4着のハーキュリーズはスタートで出ムチを入れハナへ行く気満々だったが、大外からタイムズアローがやや強引にハナを主張した事でヤネが競り合いを避けて控える競馬をチョイスしたが、馬の方は行く気が治まらずカカってしまい、インの3番手からヤネが折り合いに専念し追走した事が結果的にタイムズアローの単騎逃げを許した要因となる。
その後、何とか折り合って3角手前で徐々にポジションを上げてタイムズアローへの追撃を開始したが差を詰めるどころか直線入り口では逆に差が広がってしまい、ここで万事休すと思いきや、ソラを使ったタイムズアローが失速した事で一旦は先頭を窺うシーンを作る健闘も、前半折り合いを欠いていただけに最後は力尽きて4着に沈む。
ダートの経験が少なく手探り状態だった転入初戦だが、結果折り合いを欠いて4着と敗れたが今回のレース振りからダートに関して特に問題は感じず、今後に向けて目処がついた1戦と言えるだろう。

5着のアールデュランはスタートで常に置かれる馬だが、今回で3回目の騎乗となる見澤騎手が出ムチを入れて中団のポジションをキープしながら追走し、3角手前で大外を通って一気にマクって2番手までポジションを上げて直線を迎える大健闘も、ゴール前の一団となっての叩き合いの場面になると脚色に余裕が無くなってしまい5着に敗れる。

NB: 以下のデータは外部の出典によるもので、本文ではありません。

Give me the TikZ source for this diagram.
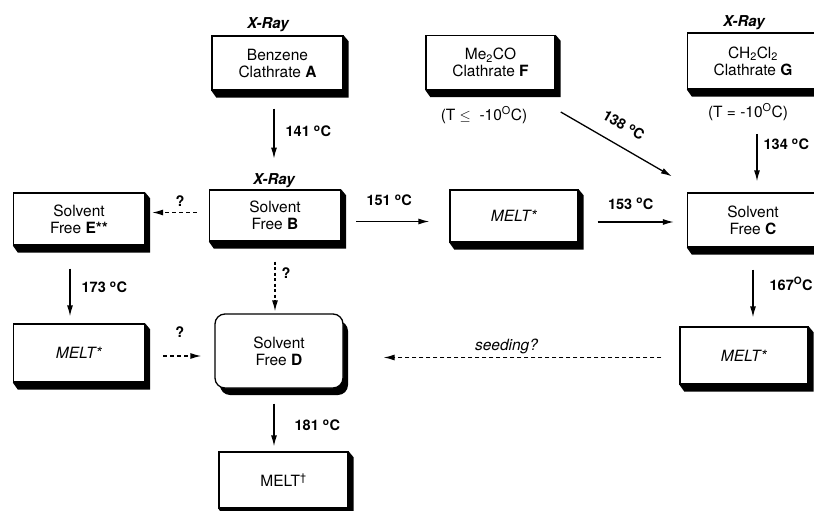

軸に抜擢したバトードールは一向に前に進む気配を感じず、ヤネが早々と諦めて後方のインからの競馬をチョイス、直線でもインを通り一瞬だけ伸びかけたが、最後は止まってしまい7着と云う結果。
ヤネとしては極力ロスの無い競馬を心掛けてインを通ったのだろうが、この馬の脚質を考えればインに拘らず外を通ってマクる競馬をした方が良かったと云う印象があるのは確か。

羽田盃馬ストゥディウムはスタート直後にやや行きたがる素振りを見せたが、ヤネが巧く宥めると小回りの浦和コースを意識したのか中団からの追走と普段よりも前目のポジションでの競馬を試みたが、道中でアールデュランに外からフタをされるなど中々楽な競馬はさせて貰えない印象、ようやく向う正面中程でヤネがゴーサインを出してポジションを上げようとしたが、羽田盃で見せた鬼脚が嘘の様に最後までジリジリとした脚しか使えず、前とのまったく差を詰める事が出来ず8着惨敗。
ただ、今回や前走のように中途半端に動くと持ち味が活きないタイプだけに戦前に指摘したようにこの馬に小回りで直線の短いコーナー6回の浦和1900Mは明らかに不向きで、この結果はある意味納得出来る。

東京ダービー馬ラッキープリンスは初の古馬相手の重賞だが今回は古馬と同じ斤量58を背負わされての競馬と条件が厳しかった事のは事実だが、気難しい部分があるだけにスタート直後にタイムズアローにハナ先をコスられた事が結果的に致命傷、道中折り合いを欠いて終始自分のリズムで競馬が出来ず、3角で早々と失速し9着と惨敗。

決してカキツバタロイヤルの勝利にケチをつける気は無いが、今回の埼玉新聞栄冠賞はタイムズアローがやや強引にハナを主張した事で他馬に不利を与えた上、直線で勝手に自滅して3着に敗れるなど、この馬に一頭に引っ掻き回されただけの重賞だった印象がある。